Somehow my dislike of Korean films has never had much influence on my appreciation of Korean horror. It's considered a part of the Asian suspense wave but at the same time it's substantially different from its neighbouring countries. I never expect too much of these films, but watching Bunhongsin was actually a very welcome surprise. While the film remains well within the boundaries of the genre, it proved one of the best outings out there.

screen cap from Bunhongsin

The thing that links most Asian horror films are the slender, pale ghosts with long, black hair draped in front of their faces. They aren't exactly lacking in Bunhongsin, but that's where the similarities end. While J-Horror often craves ugly ultra-realism and scares, their Korean counterparts are extremely stylized and fare on a solid dramatic base.

Underneath the horror lies a tale about adultery and the tough life of a single mother raising a young daughter, craving her dad. This core story is actually pretty well developed and receives its fair share of screen time. Above that lies a story about haunted shoes going after whoever tries to steal them from their rightful owner. And the curse itself is of course due to a tragic event in the past.

Like I said, if you've seen a few Korean horror films before, there's nothing that will shock or surprise you here. The films plays according to the genre rules and does little to cross those artificial boundaries. On the other hand, that's exactly why it'll be called a true genre film in 20 years time.

screen cap from Bunhongsin

So why all the fuss? Well, even though there are some small hick-ups, the presentation of the film is seemingly perfect.
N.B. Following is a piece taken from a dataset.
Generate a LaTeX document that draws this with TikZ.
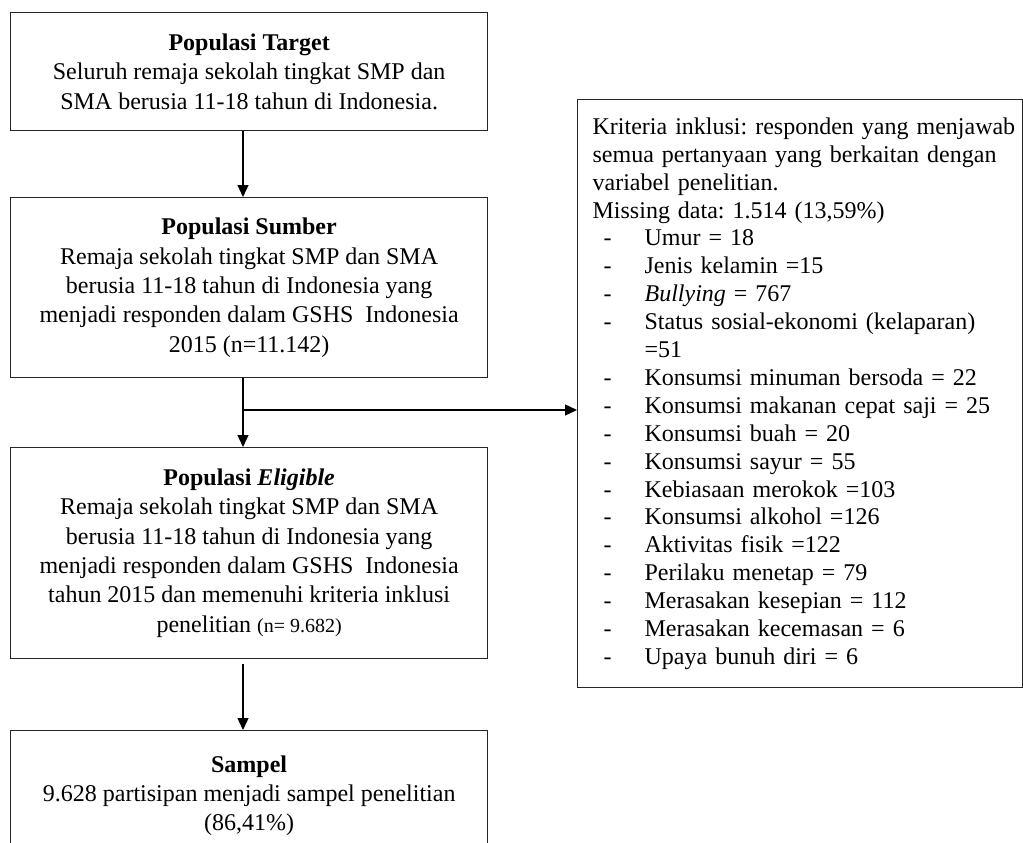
\documentclass[tikz,border=0pt]{standalone}
\usepackage{fontspec}
\setmainfont{Liberation Serif}
\usetikzlibrary{arrows.meta}
\frenchspacing
\newcommand\dashitem[1]{\makebox[52pt][l]{\hspace{11pt}-}#1}
\begin{document}
\begin{tikzpicture}[x=1pt,y=-1pt,
  box/.style={draw=black!85, line width=1.3pt, anchor=north west, minimum width=477pt,
    align=center, inner sep=0pt, font=\frenchspacing\fontsize{24}{29.3}\selectfont},
  rbox/.style={draw=black!85, line width=1.3pt, anchor=north west, text width=415pt,
    inner xsep=15pt, inner ysep=0pt, minimum height=588pt, align=left,
    font=\frenchspacing\fontsize{24}{27.9}\selectfont},
  arr/.style={line width=1.3pt, -{Triangle[length=12pt,width=11pt]}}]
\clip (0,0) rectangle (1023,843);
\fill[white] (0,0) rectangle (1023,843);
\coordinate (cx) at (243,0);

\node[box, minimum height=118pt] (b1) at (10,12) {%
\textbf{Populasi Target}\\
Seluruh remaja sekolah tingkat SMP dan\\
SMA berusia 11-18 tahun di Indonesia.};

\node[box, minimum height=180pt] (b2) at (10,197) {%
\textbf{Populasi Sumber}\\
Remaja sekolah tingkat SMP dan SMA\\
berusia 11-18 tahun di Indonesia yang\\
menjadi responden dalam GSHS~ Indonesia\\
2015 (n=11.142)};

\node[box, minimum height=211pt] (b3) at (10,447) {%
\textbf{Populasi \textit{Eligible}}\\
Remaja sekolah tingkat SMP dan SMA\\
berusia 11-18 tahun di Indonesia yang\\
menjadi responden dalam GSHS~ Indonesia\\
tahun 2015 dan memenuhi kriteria inklusi\\
penelitian {\fontsize{20}{29}\selectfont (n= 9.682)}};

\node[box, minimum height=130pt] (b4) at (10,730) {%
\textbf{Sampel}\\
9.628 partisipan menjadi sampel penelitian\\
(86,41\%)};

\node[rbox] (rb) at (577,99) {%
\makebox[415pt][s]{Kriteria inklusi: responden yang menjawab}\\
\makebox[415pt][s]{semua pertanyaan yang berkaitan dengan}\\
variabel penelitian.\\
Missing data: 1.514 (13,59\%)\\
\dashitem{Umur = 18}\\
\dashitem{Jenis kelamin =15}\\
\dashitem{\textit{Bullying} = 767}\\
\dashitem{Status sosial-ekonomi (kelaparan)}\\
\hspace*{52pt}=51\\
\dashitem{Konsumsi minuman bersoda = 22}\\
\dashitem{Konsumsi makanan cepat saji = 25}\\
\dashitem{Konsumsi buah = 20}\\
\dashitem{Konsumsi sayur = 55}\\
\dashitem{Kebiasaan merokok =103}\\
\dashitem{Konsumsi alkohol =126}\\
\dashitem{Aktivitas fisik =122}\\
\dashitem{Perilaku menetap = 79}\\
\dashitem{Merasakan kesepian = 112}\\
\dashitem{Merasakan kecemasan = 6}\\
\dashitem{Upaya bunuh diri = 6}};

\coordinate (jn) at (243,410);
\draw[arr] (b1.south -| cx) -- (b2.north -| cx);
\draw[arr] (b2.south -| cx) -- (jn) -- (b3.north -| cx);
\draw[arr] (jn) -- (jn -| rb.west);
\draw[arr, shorten <=5pt] (b3.south -| cx) -- (b4.north -| cx);
\end{tikzpicture}
\end{document}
Visually the film is nothing less than impressive. The use of lighting is magnificent, with lots of flashing lights, toned-down colors, neon lighting and a Doyle-like choice of scenery, making this a very colorful film while remaining its dark edge.

Shots and framing are equally strong, with many strong images resulting in memorable scenes. The music is just as impressive, with many different choices of music, all of them suiting the scenes they are set to, always improving the intended atmosphere. The only critique lies in the editing, which could've been a bit tighter, and the range of styles and effects applied, making the style of the film a little too chaotic. But those are really just minor quirks.

One thing to keep in mind is that Bunhongsin isn't exactly the most scary film out there. Maybe it's because I'm used to this kind of horror film by now, but don't expect many scares or extreme suspense. The tension is held well and the atmosphere is spot on, but Bunhongsin is probably better described as a tense supernatural thriller than a real horror movie. Not that it matters much, but it's often good to approach films like these with the correct expectations.

The ending is pretty cool (especially the short second ending), the film never bores, remains beautiful throughout and is just plain good at everything it tries and does. So if you're looking for an excellent genre film, Bunhongsin is probably a very good bet. Lush visuals, pretty score and a good solid story to drag you through the slower parts. Very nice surprise indeed.